COVID-19 has forced the majority of countries around the world to close their schools and higher education institutions for the safety of their students. It has disrupted traditional ways of teaching and learning particularly in developing countries.
Educational institutions have been forced to either go online or find alternate ways to help their students continue the learning process, all without much preparation. Changes in teaching and learning modes have also affected assessment processes for which educational institutions are, again, ill-prepared. Pakistan, like many other countries, is also looking for ways to deal with the implications of COVID-19 on learning, teaching and assessment. As an immediate response, all high stakes exams have been cancelled and it has been decided to auto-promote school students to the next grade/level.
The Institute for Educational Development engaged education experts to reflect on the challenges and possibilities for continuity of learning and assessment in the COVID-19 scenario. The purpose of the two-part webinar was to gain expert opinion to inform changes in the policies and practices related to learning and assessment. The experts included Dr Shehzad Jeeva, Director, AKU Examination Board, Dr Fouzia Shamim, Dean, Faculty of Liberal Arts and Human Sciences at Ziauddin University in Karachi, and Dr Tashmin Khamis, Vice Provost, Quality, Teaching and Learning, Office of the Provost, Aga Khan University.
Learn more about changes to learning processes with Dr Tashmin Khamis or find out more about issues in assessment with Dr Fouzia Shamim. Also, listen to Dr Shehzad Jeeva’s perspective on assessment.
Here are some key takeaways from the session:
Use this opportunity to enhance your student engagement by giving them individual attention: Feedback from students and faculty at AKU suggests that online learning has enhanced engagement of students by enabling educators to give individual attention to learners in a more effective way than in a face-to-face classroom. It has also enabled independent learners to shine.
Plan well and make your online teaching more effective: As there is more transparency in online teaching, it is being scrutinised much more than face-to-face sessions to ensure it is active and engaging.
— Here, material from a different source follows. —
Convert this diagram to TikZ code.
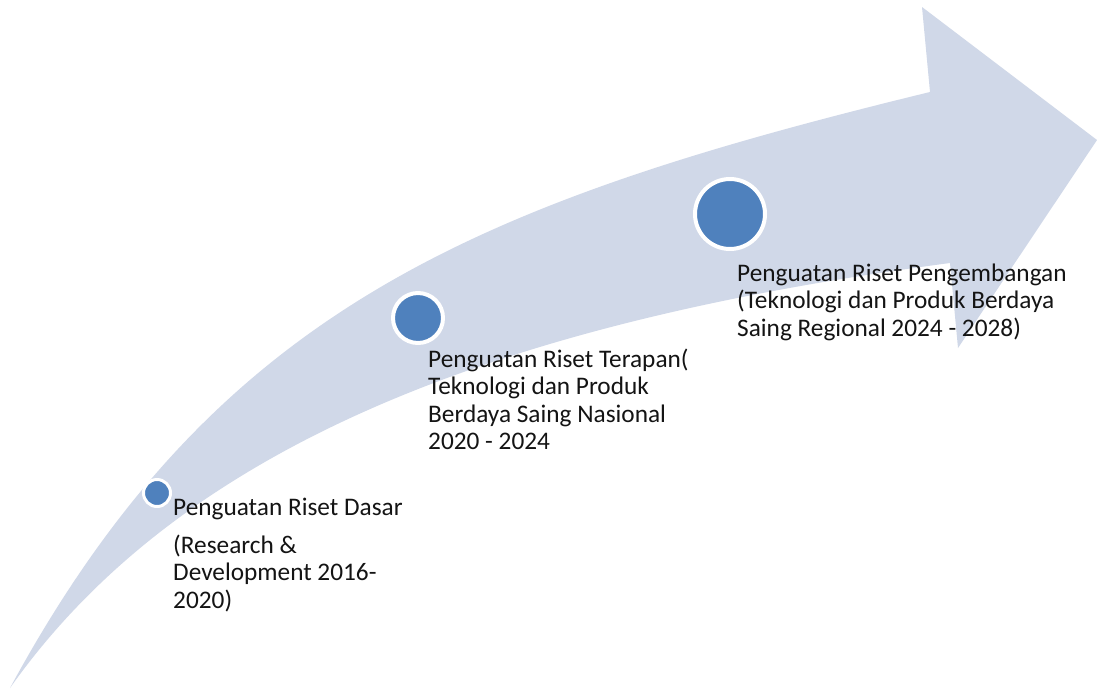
\documentclass[tikz,border=0pt]{standalone}
\usepackage{fontspec}
\setmainfont{Carlito}
\definecolor{arrowfill}{RGB}{208,216,232}
\definecolor{dotblue}{RGB}{79,129,189}
\definecolor{txt}{RGB}{20,20,20}
\tikzset{
  dot/.style={circle, fill=dotblue, draw=white, inner sep=0pt},
  lbl/.style={inner sep=0pt, align=left, text=txt, font=\fontsize{25.3}{27.5}\selectfont},
}
\begin{document}
\begin{tikzpicture}[x=1pt,y=-1pt]
\useasboundingbox (0,0) rectangle (1097,691);
\fill[white] (0,0) rectangle (1097,691);
% curved arrow
\fill[arrowfill] (10,688) .. controls (215,310) and (474,203) .. (930,92)
  -- (922,7) -- (1097,140) -- (958,348) -- (950,263)
  .. controls (504,322) and (183,443) .. (10,688) -- cycle;
% milestones
\node[dot, minimum size=27pt, line width=3pt] (d1) at (157,493) {};
\node[dot, minimum size=50pt, line width=4pt] (d2) at (418,318) {};
\node[dot, minimum size=70pt, line width=4pt] (d3) at (730,214) {};
% labels (anchor = baseline of the last line)
\node[lbl, anchor=base west] (t1) at (173,515) {Penguatan Riset Dasar};
\node[lbl, anchor=base west] (t1b) at (173,608) {(Research \&\\Development 2016-\\2020)};
\node[lbl, anchor=base west] (t2) at (428,449.5) {Penguatan Riset Terapan(\\Teknologi dan Produk\\Berdaya Saing Nasional\\2020 - 2024};
\node[lbl, anchor=base west] (t3) at (737,336) {Penguatan Riset Pengembangan\\(Teknologi dan Produk Berdaya\\Saing Regional 2024 - 2028)};
\end{tikzpicture}
\end{document}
Use the seven principles of good teaching by Chickening and Gamson to make your teaching more active and engaging.
Shift your focus from getting good grades to involving your students in real learning: The focus on enhancing and analysing students’ skills and conceptual understanding is becoming much easier with online learning. Learning is taking centre stage. Instead of focusing on grades by asking students to regurgitate what they know, they are being asked to apply their learning through problem-solving tasks and case studies.
Develop the right checks and balances and trust the teacher’s judgment when it comes to a fair assessment of what students are learning on an ongoing basis: COVID-19 has brought formative assessment to the fore. Before it was taken with a pinch of salt, now we are looking up to teachers to make a fair and valid assessment of students’ learning. In the given situation, institutions need to rise to this opportunity where a teacher’s judgment is trusted and not questioned.
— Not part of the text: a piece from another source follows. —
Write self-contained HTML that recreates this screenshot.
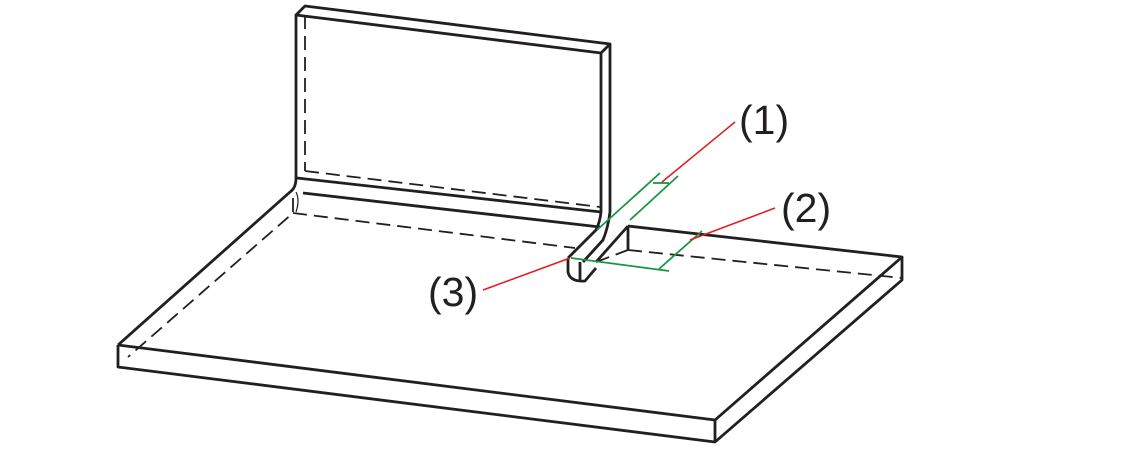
<!DOCTYPE html>
<html><head><style>html,body{margin:0;padding:0;background:#fff;}</style></head>
<body>
<svg width="1136" height="460" viewBox="0 0 1136 460" xmlns="http://www.w3.org/2000/svg">
<g fill="none" stroke="#231f20" stroke-width="2.8" stroke-linejoin="round">
<path d="M296,15 L305,6 L610,44 L601,53 Z"/>
<path d="M296,15 L296,178"/>
<path d="M601,53 L601,212"/>
<path d="M610,44 L610,212"/>
<path d="M297,178 L601,212"/>
<path d="M296,178 Q296,188 290,192 L118,345"/>
<path d="M303,193 L600,227"/>
<path d="M601,212 Q600,222 596,230 L568,258"/>
<path d="M610,212 Q608,228 603,240 L583,262"/>
<path d="M118,345 L715,420 L902,257 L628,226"/>
<path d="M118,345 L118,367 L715,442 L902,280 L902,257"/>
<path d="M715,420 L715,442"/>
<path d="M628,226 L628,250"/>
<path d="M568,258 L568,272 Q570,282 585,281 L596,268"/>
<path d="M580,262 L580,282"/>
<path d="M596,262 L628,226"/>
</g>
<g fill="none" stroke="#231f20" stroke-width="1.8" stroke-dasharray="14,7">
<path d="M305,15 L305,171"/>
<path d="M305,171 L600,207"/>
<path d="M293,198 L293,213 L128,357"/>
<path d="M293,213 L575,248"/>
<path d="M628,250 L902,278"/>
<path d="M596,262 L628,250"/>
</g>
<path d="M296,192 Q300,200 296,212" fill="none" stroke="#231f20" stroke-width="1.2"/>
<g fill="none" stroke="#1a9641" stroke-width="1.8">
<path d="M660,173 L597,230"/>
<path d="M678,176 L630,220"/>
<path d="M653,183 L669,183"/>
<path d="M571,258 L669,271"/>
<path d="M659,269 L702,231"/>
</g>
<g fill="none" stroke="#e31a1c" stroke-width="1.5">
<path d="M662,182 L735,122"/>
<path d="M690,240 L775,208"/>
<path d="M483,290 L570,258"/>
</g>
<g font-family="Liberation Sans, sans-serif" font-size="41" fill="#231f20">
<text x="739" y="134">(1)</text>
<text x="781" y="222">(2)</text>
<text x="428" y="306">(3)</text>
</g>
</svg>
</body></html>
The focus should be on the learner, not the technology: Focus on the learner and the learning outcome first. Technology should be used as a tool to reach those outcomes.
Auto-promotion of students has its limitation: The decisions made to auto-promote students based on non-standardised continuous assessment in Pakistan raises many questions around ensuring transparency, fairness and equity.
Online high stakes exams are not the immediate solution and we are not ready for it: Going for online standardised exams e.g. for secondary and higher secondary students, may not be an immediate solution and will not enable every student to be part of the assessment process in developing contexts such as Pakistan. Why? Because Pakistan has its issues of limited resources, issues of electric supply and students’ access to IT resources and internet connectivity. Online standardised assessment may still be doable for students from well-resourced backgrounds but not for the majority who come from low socio-economic backgrounds and lack access to even the very basic facilities.
Cancellation of standardised assessment will have critical implication for students’ progress: Policymakers need to review the grading policies, admission requirements and introduce flexibility in admission processes to ensure smooth transition and continuity for students to the next level. Otherwise, the delay in conducting standardised exams will have critical implications for students hoping to enter higher education institutions this year and the labour market with long-term consequences for their progression in life.